Now, re the McCain $5M line…he did say “just kidding”, in the same way many people say “just kidding” after they make a faux pas. You know how I know? Because he didn’t then offer a reasonable number. Here’s a joke….
Q: What do you consider rich?
A: If you’re talking in terms of income, I’d say, $5 million….just joking…but seriously, probably [insert real definition here]
Here’s not a joke….
Q: What do you consider rich?
A: If you’re talking in terms of income, I’d say, $5 million…pregnant pause….just joking. (End of discussion and never provide an alternate answer even a month later)
As for Obama’s flip flops and his twisting of facts and misrepresenting them…yes, he plays politics. But it doesn’t mean he’s not a different type of politician. I actually think on core issues, Obama has been almost 100% consistent. Often when he’s accused of changing his positions for example it’s because the media and the public never understood his fully articulated position in the first place. We live in a culture of 45 second sound bytes. I’ll give what I think is a good example of what I think BonusQuestion is talking about…the war.
John McCain, when asked if he supported Cheney’s vision of staying in Iraq for 50 years said, and I quote, “make it 100.” But what this doesn’t acknowledge is that McCain says he wants to end the war, he just wants it to end in victory. He has no timetable but “thinks” we can win it by 2013 (even though they now all say “victory is in sight”). He talks about having a military presence there indefinitely, that’s what he meant by his 100 years remark, not that we are going to be in open hostilities for 100 years. But bottom line is, McCain has an idea of how long we need to be there, but won’t put a cap on it, and if it DID come to fighting for 100 years to win that war, there’s no reason to believe he wouldn’t support that…victory is his goal.
Barack Obama said, “we need to be as careful getting out as we were careless going in.” He articulated that any decisions he made would be with the full input of his people on the ground. He provided a 16 month timetable but articulated that assumptions need to be adjusted from time to time and that the timetable was mostly a tool to give the Iraqi’s an incentive to take charge of their own security.
Now the right distorts Obama as wanting to pull out and concede defeat…that’s never been what he said, it builds a false impression. That is intellectually dishonest.
When Obama references McCain wanting to be in Iraq for 100 years…yes it’s politics, yes it’s an exaggeration of the truth, but unlike how McCain paints Obama’s position, it’s not an out and out lie/distortion. It’s more of an exageration, and let’s face it, people in this day and age if you give them somber, cold facts, it just doesn’t make as big of an impression in politics than does an exageration…we’ve been trained to need hyperbole to get points across. So I think it becomes necessary if Obama wants to build the impression among the left that McCain will commit our forces with no clear timetables for withdrawal….by pushing the 100 years line (which again, McCain DID actually say), he’s actually spreading a more realistic picture of the truth. It’s like that grapevine game…you almost have to be adept at saying things in an exagerated way in order to get the truth out of the other end.

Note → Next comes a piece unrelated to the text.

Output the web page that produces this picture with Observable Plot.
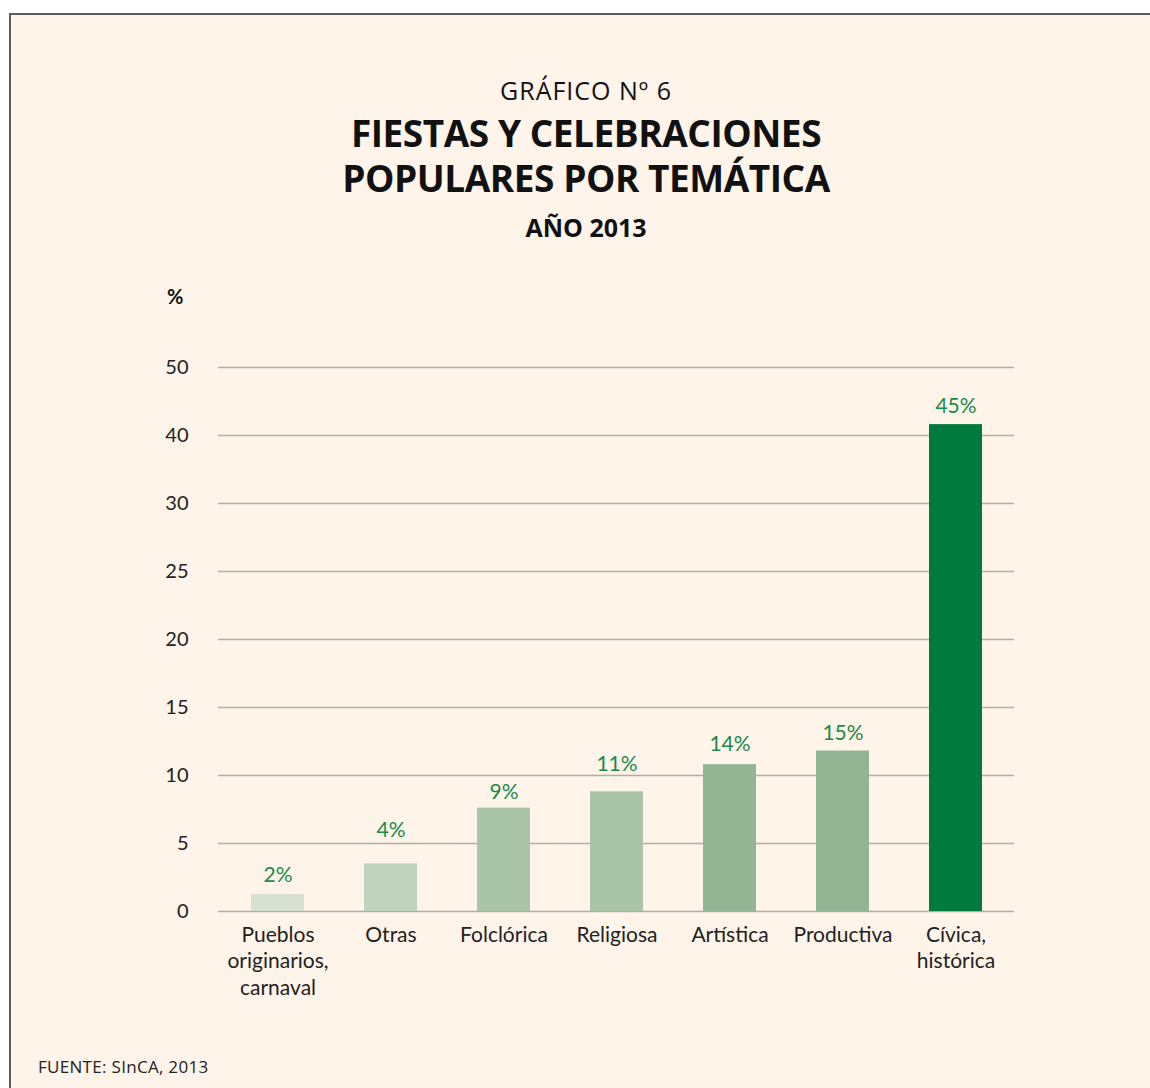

Now, I don’t think Obama likes doing that per se. I think he is a politician and has been a politician and is willing to stoop to political tactics to win because it’s an issue of the greater good. But I don’t think he’s willing to resort to out and out lies (the way the GOP is), or character assassination (the way the GOP is). I think he’s been very consistent with his rallying against the politics of personal destruction and the ideal that we can disagree without being disagreeable. Yes, there is going to be hyperbole and exageration on the campaign trail…if you simply can’t even bring yourself to engage in political hyperbole, you will NEVER win an election.
Personally, to me the fact that he doesn’t wear the kid gloves the way Kerry or Gore or countless other Democrats who were better candidates but who fought like friggin’ pussies, is the SOLE reason he’s made it this far. You can have an Obama who takes the absolute high road 100% of the time and becomes another Kerry, or you can have an Obama who maybe 5% of the time resorts to political exaggeration which goes nowhere near the level of nastiness and untruthfullness of his opponent, and have him be the next President. Your choice.